In its latest program, the Energy Department is offering $5 million in grants to local governments and private companies with the best proposals for broadening the electric-vehicle charging infrastructure. Applications are due by June 13. The department also said Tuesday that it's partnering with Google and more than 80 other companies to develop web-based information that make it easier for electric-drive vehicle owners to locate nearby charging stations.

The federal commitment to plug-in vehicles is aimed at helping reduce the country's dependency on foreign oil by making it easier and more cost-effective for Americans to buy cars that use little or no gasoline.

The government in August 2009 announced $2.4 billion in grants designed to speed up electric-drive vehicle development and deployment, including about $2 billion to U.S. manufacturers for electric-drive vehicle battery and component development and $400 million for both purchases of test BEVs and PHEVs and for charging infrastructure.

As part of the American Recovery and Reinvestment Act, which funded the grants, the Energy Department awarded California-based ECOtality $114.8 million as art of a $230-million, private-public project to deploy about 14,000 residential electric chargers in 18 U.S. metropolitan areas, including 8,300 earmarked specifically for Chevrolet Volt and Nissan Leaf owners. The DOE last year added $15 million to that project.

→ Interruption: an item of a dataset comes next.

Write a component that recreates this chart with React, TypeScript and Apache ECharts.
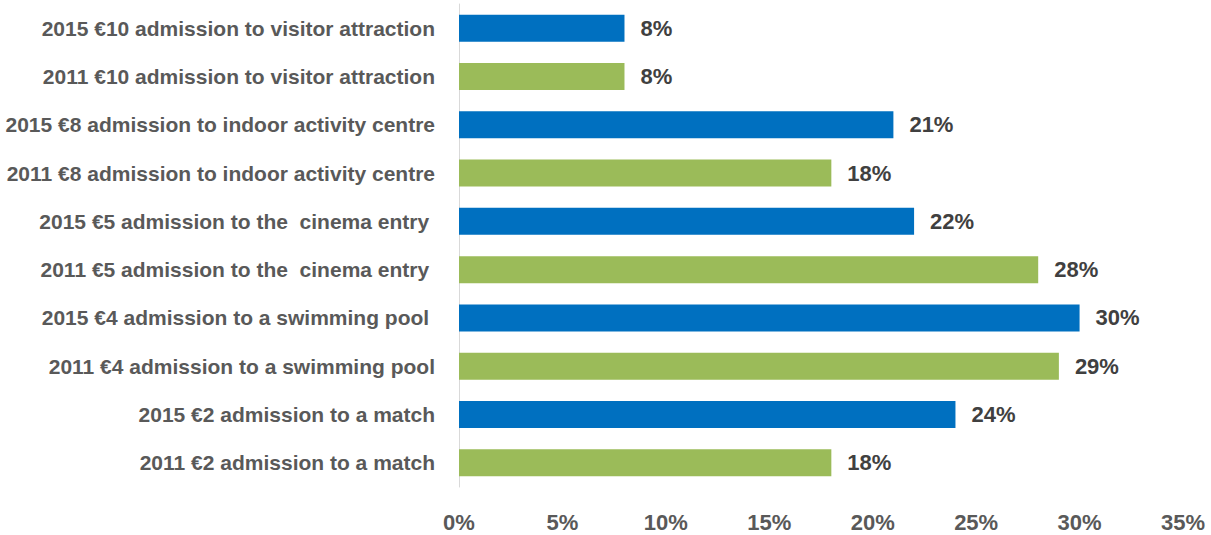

Additionally, the DOE last June awarded a $15 million to another California company, Coulomb Technologies, as its share of Coulomb's  $37 million ChargePoint America project to deploy 4,600 electric-vehicle charging stations across the U.S. by the end of this year through a partnership with General Motors, Ford and Mercedes-Benz parent Daimler.

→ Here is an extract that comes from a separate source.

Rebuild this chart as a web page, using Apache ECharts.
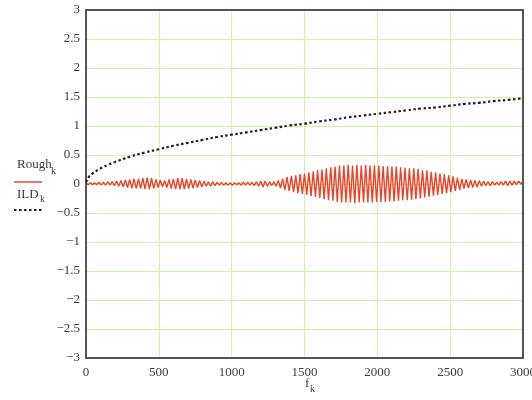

The program, in which 2,600 of the stations will be in public locations, originally was slated for nine U.S. regions, including the Los Angeles and San Francisco Bay areas; Detroit; Austin, Texas, and Washington D.C. The program was expanded last week to include three East Coast cities - Baltimore, Boston, Tampa – and three  more California cities -Santa Barbara, Santa Cruz and Ventura. The federal government also gives buyers of cars such as the Nissan Leaf BEV and Chevrolet Volt PHEV a tax credit of up to $7,500.

"The initiatives announced today are just the latest steps in our broader efforts to reduce America's dependence on oil, improve our energy security, and save families and businesses money," DOE Secretary Steven Chu said in a statement Tuesday. The federal funding efforts dovetail with the goal Obama set in January of having 1 million electric-drive vehicles on U.S. roads by 2015. Such broad adoption of advanced-technology vehicles would help automakers meet federal government greenhouse-gas emissions standards, which require automakers to boost fleetwide fuel economy by about 50 percent to 35.5 miles per gallon by the 2016 model year.